Heh, I wouldn't know unless I calculated it and I didn't have the tools to calculate it because I didn't have any model or data off of which to base my O2 exposure, nor did I have any prior experience with Nitrox. Remember, this was my first post-OW dive and my first dive using Nitrox. All I had to work off of was the little "CNS bar" on my computer. I didn't know anything about the exposure model the computer was using or how quickly would that bar move.
In retrospect, Nitrox class should spend more time on models behind the calculations and simple rules of thumb for estimating O2 exposure.

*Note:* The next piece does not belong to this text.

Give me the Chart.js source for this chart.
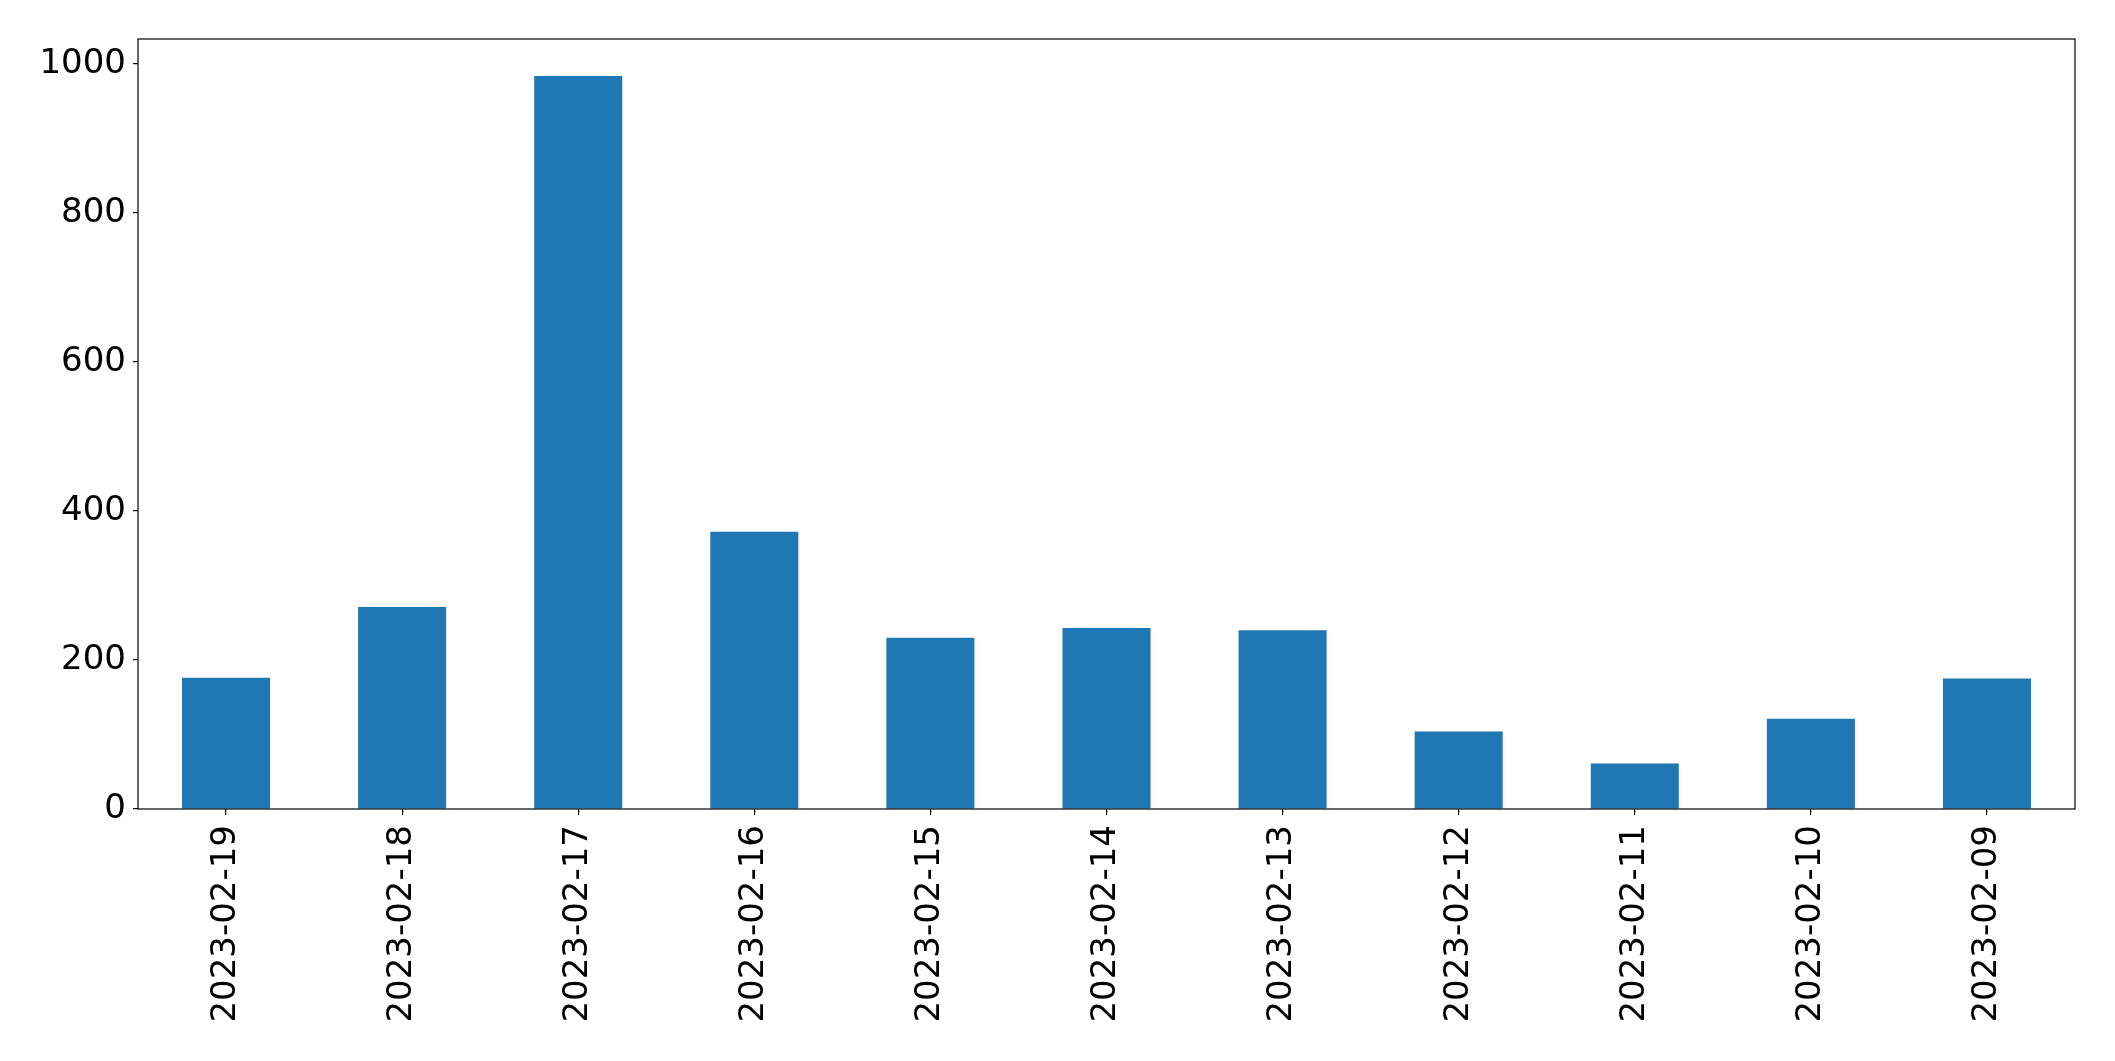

---------- Post added November 6th, 2015 at 10:37 AM ----------
If your tank was O2 clean when you got on the dive boat, you've got a bigger concern because it wasn't O2 clean once you got the first fill on the boat. And it wouldn't have mattered if the boat did nitrox fills or not
It was a rental and it wasn't clean, but it's an important thing to keep in mind. However, that's another confusing part of scuba diving, where every single agency *outside* the scuba diving requires O2 clean equipment for anything above around 25% O2, while in scuba diving the limit for having to be clean is 40%.